I had entertained the idea of being a pastor. If I did ever become a pastor—I needed to tell people about the Superstar Jesus, because that was the Jesus this kid connected with. And there had to be more kids out there like me. Kids who loved the story: the man, the Messiah, the music!
I’m a pastor today because I played hooky from church. I’m preaching today because two young men took a chance and gave new life to the old, old story. I’m a Reverend Doctor today, because I believe that Jesus Christ Superstar is an irreverent, unorthodox, heretical way the church could reach across generations.
Jesus Christ Superstar that sacrilegious and blasphemous rock opera, is the cornerstone of my faith formation. And its okay, if its yours too.
I like your story about your introduction to the music.. I got the album shortly after getting out of Marine Corps back in 71. I can’t think of a more emotional song than “I don’t know how to love him”.
I feel that it has pulled many people into thinking about Jesus. Maybe not leading to a pure resolute faith but at least thoughts of hope might infiltrate the cynical mind.
I sometimes tell myself I am a member of “The Church of Jesus Christ Superstar”. I can’t claim to be a Christian but trying to be a follower.

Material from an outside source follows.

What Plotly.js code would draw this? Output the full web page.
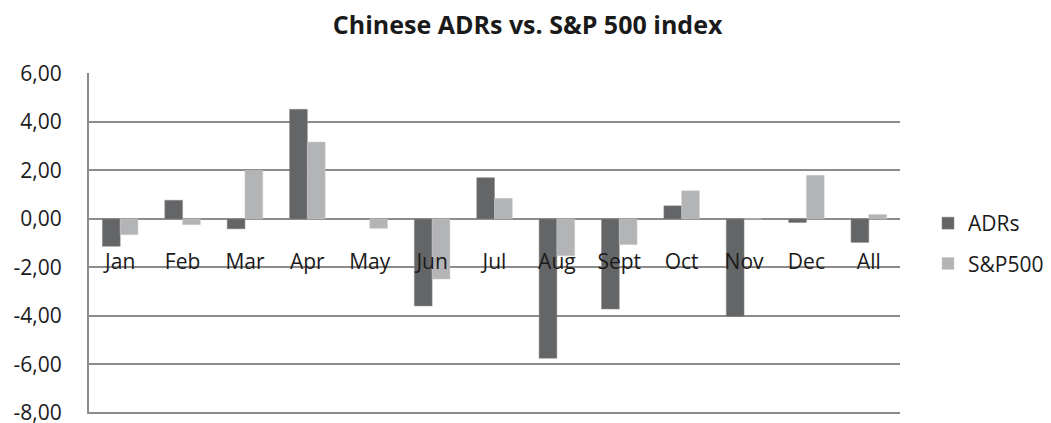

Yes! At last, someone who has expressed what power can be held in that record instead of simply blasting it as blasphemous. I have had that record set since the seventies and bought the video, too. When I’m feeling a bit distanced from my faith I find I am uplifted by watching or listening to this. It reminds me that, as you say, the people were real, the events were real, and that “the man” Jesus was, is, and always will be our saviour through the power of his words, his actions and his sacrifice. Thank you.